When we met her, we knew we had to take her. Greta was one of 17 greyhounds who were kept in cages where they couldn’t stand up or move around, in a windowless shed; and were only let out for a few minutes each day. It was dark and cold and she was in there for nearly two years. Then the rescue people got her.
She was afraid of men especially, but she was timid of everyone and fearful of other dogs. She was in poor health and needed to be fed properly. She had to learn how to walk on grass because she had never seen grass before. (Since we’ve had her, I’ve become positive that she was hit with a stick or cane, because anything that narrow cylindrical shape, even a chew treat, frightens her. We have to put the treat on her cushion and let her pick it up. If we hold it out, she runs away.)
After one week now, Greta is comfortable with us, and with my friend Leonie and her son Justin, who is our regular dog sitter. (They went with us when we went to meet Greta at the rescue kennels.) But she’s still fearful anytime we move too fast, or come back into the room too suddenly. She looks hard and gets into the submissive position until she’s sure it’s me or Ian. At first, when we came downstairs in the morning (she slept on the couch the first few nights), she took several seconds to recognize us, but then her tail wagged like crazy and she came to say hello. She’s more trusting now, even after only a week, but it will take time for her to be completely secure.
I had to teach her how to do the stairs, following the instructions in my book about greyhounds. It took only two trips up and down before she learned to do them on her own, so now she has the freedom of the whole house to sniff and learn. We leave the sliding glass door in the living room open as much as possible so she can go out into the back garden whenever she wants to. All this space is a little disorienting for her, since she’s been penned or kenneled all her life, but she needs to get used to being in a free environment. So we just leave everything open for her as much as possible, and let her adjust in her own time. She needs a long adjustment time, to establish a routine here and to know it’s her home.

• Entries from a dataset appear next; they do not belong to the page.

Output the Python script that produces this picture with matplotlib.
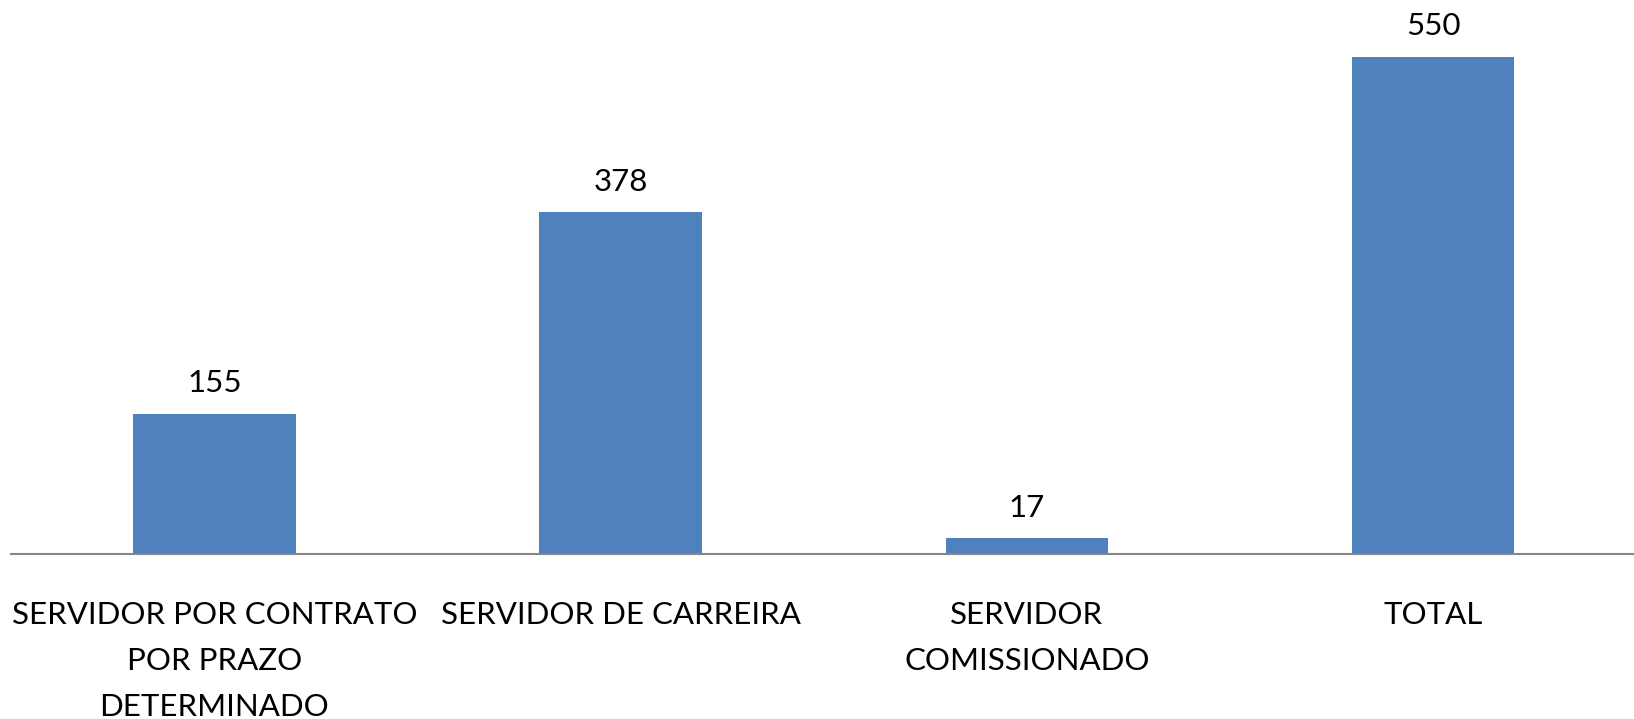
import matplotlib
matplotlib.use("Agg")
import matplotlib.pyplot as plt

categorias = ["SERVIDOR POR CONTRATO\nPOR PRAZO\nDETERMINADO",
              "SERVIDOR DE CARREIRA",
              "SERVIDOR\nCOMISSIONADO",
              "TOTAL"]
valores = [155, 378, 17, 550]

plt.rcParams['font.family'] = ['Lato', 'DejaVu Sans']

fig = plt.figure(figsize=(16.34, 7.19), dpi=100)
# baseline at y=554 px, axes reach the top of the image
ax = fig.add_axes([11.3 / 1634, (719 - 553.7) / 719, 1625 / 1634, 553.7 / 719])

x = range(len(valores))
barras = ax.bar(x, valores, width=0.40, color='#4F81BD')
ax.set_xlim(-0.5, 3.5)
ax.set_ylim(0, 613)

for b, v in zip(barras, valores):
    ax.annotate(str(v), (b.get_x() + b.get_width() / 2, v), xytext=(0, 22),
                textcoords='offset points', ha='center', va='center', fontsize=22.5)

ax.set_xticks(list(x))
ax.set_xticklabels(categorias, fontsize=22.5, linespacing=1.78, va='top')
ax.tick_params(axis='x', length=0, pad=34)
ax.set_yticks([])
for s in ['top', 'left', 'right']:
    ax.spines[s].set_visible(False)
ax.spines['bottom'].set_color('#868686')
ax.spines['bottom'].set_linewidth(1.5)

fig.savefig('out.png', dpi=100)
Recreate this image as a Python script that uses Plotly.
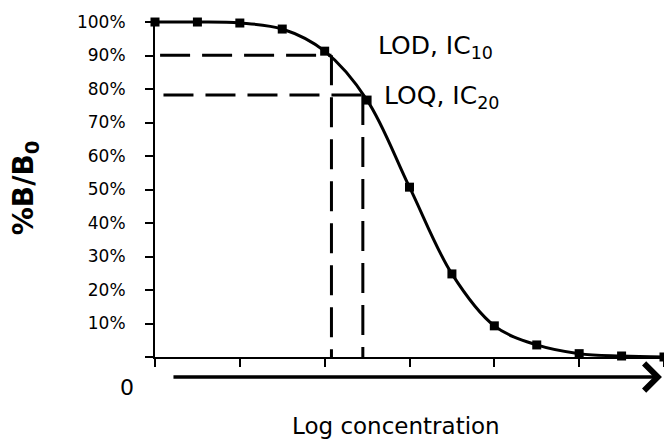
import plotly.graph_objects as go

# Data (x in tick units of log concentration, y in %B/B0)
log_conc = [0, 0.5, 1, 1.5, 2, 2.5, 3, 3.5, 4, 4.5, 5, 5.5, 6]
pct_b_b0 = [100, 100, 99.7, 97.9, 91.3, 76.7, 50.7, 24.8, 9.3, 3.6, 1.0, 0.3, 0]
y_ticks = [0, 10, 20, 30, 40, 50, 60, 70, 80, 90, 100]
y_tick_text = ["", "10%", "20%", "30%", "40%", "50%", "60%", "70%", "80%", "90%", "100%"]
x_ticks = [0, 1, 2, 3, 4, 5, 6]
lod = {"x": 2.08, "y": 90.1}
loq = {"x": 2.45, "y": 78.2}

FONT = "DejaVu Sans"

fig = go.Figure()
fig.add_trace(go.Scatter(
    x=log_conc, y=pct_b_b0, mode="lines+markers",
    line=dict(color="black", width=3, shape="spline", smoothing=1.0),
    marker=dict(symbol="square", size=9, color="black"),
    cliponaxis=False, showlegend=False, hoverinfo="skip",
))

dash = "30px,12px"
for pt, x0 in ((lod, 0.06), (loq, 0.1)):
    fig.add_shape(type="line", xref="x", yref="y", x0=x0, x1=pt["x"], y0=pt["y"], y1=pt["y"],
                  line=dict(color="black", width=3, dash=dash))
    fig.add_shape(type="line", xref="x", yref="y", x0=pt["x"], x1=pt["x"], y0=pt["y"], y1=0,
                  line=dict(color="black", width=3, dash=dash))

fig.add_annotation(xref="x", yref="y", x=2.61, y=92.6, xanchor="left", yanchor="middle",
                   text="LOD, IC<sub>10</sub>", showarrow=False,
                   font=dict(family=FONT, size=25, color="black"))
fig.add_annotation(xref="x", yref="y", x=2.68, y=77.6, xanchor="left", yanchor="middle",
                   text="LOQ, IC<sub>20</sub>", showarrow=False,
                   font=dict(family=FONT, size=25, color="black"))

# "0" origin label
fig.add_annotation(xref="paper", yref="paper", x=-0.055, y=-0.0914, xanchor="center", yanchor="middle",
                   text="0", showarrow=False, font=dict(family=FONT, size=22, color="black"))
# x title
fig.add_annotation(xref="paper", yref="paper", x=0.4735, y=-0.204, xanchor="center", yanchor="middle",
                   text="Log concentration", showarrow=False, font=dict(family=FONT, size=23, color="black"))
# y title
fig.add_annotation(xref="paper", yref="paper", x=-0.255, y=0.4985, xanchor="center", yanchor="middle",
                   text="<b>%B/B<sub>0</sub></b>", textangle=-90, showarrow=False,
                   font=dict(family=FONT, size=28, color="black"))
# arrow under x-axis
fig.add_annotation(xref="paper", yref="paper", x=0.996, y=-0.059, ax=-492, ay=0,
                   axref="pixel", ayref="pixel", text=" ", showarrow=True,
                   arrowhead=4, arrowsize=1.5, arrowwidth=3.5, arrowcolor="black")

fig.update_layout(
    width=664, height=439,
    margin=dict(l=155, r=0, t=18, b=82, autoexpand=False),
    paper_bgcolor="white", plot_bgcolor="white",
    font=dict(family=FONT, color="black"),
    xaxis=dict(range=[0, 6], tickvals=x_ticks, showticklabels=False, ticks="outside",
               ticklen=8, tickwidth=2, tickcolor="black", showline=True, linecolor="black",
               linewidth=2, showgrid=False, zeroline=False, fixedrange=True),
    yaxis=dict(range=[0, 101.2], tickvals=y_ticks, ticktext=y_tick_text, ticks="outside",
               ticklen=8, tickwidth=2, tickcolor="black", showline=True, linecolor="black",
               linewidth=2, showgrid=False, zeroline=False, ticklabelstandoff=16,
               tickfont=dict(family=FONT, size=17, color="black"), fixedrange=True),
)

fig.write_html("out.html")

She’s starved for touch and will sit on the sofa or the bed and ask to be cuddled for literally hours at a time. At night when we’re watching TV or sitting and reading, she’s right next to us and stroking her is automatic now. But she is already showing a little bit of independence, and even some trust. She goes to the sofa or the bed on her own now, whereas she followed us everywhere the first couple of days.
Greta is a petite greyhound, much smaller than Joey. She’s black, with hundreds of white speckles. She has a very sweet face, but the sadness in her eyes will take time to go away.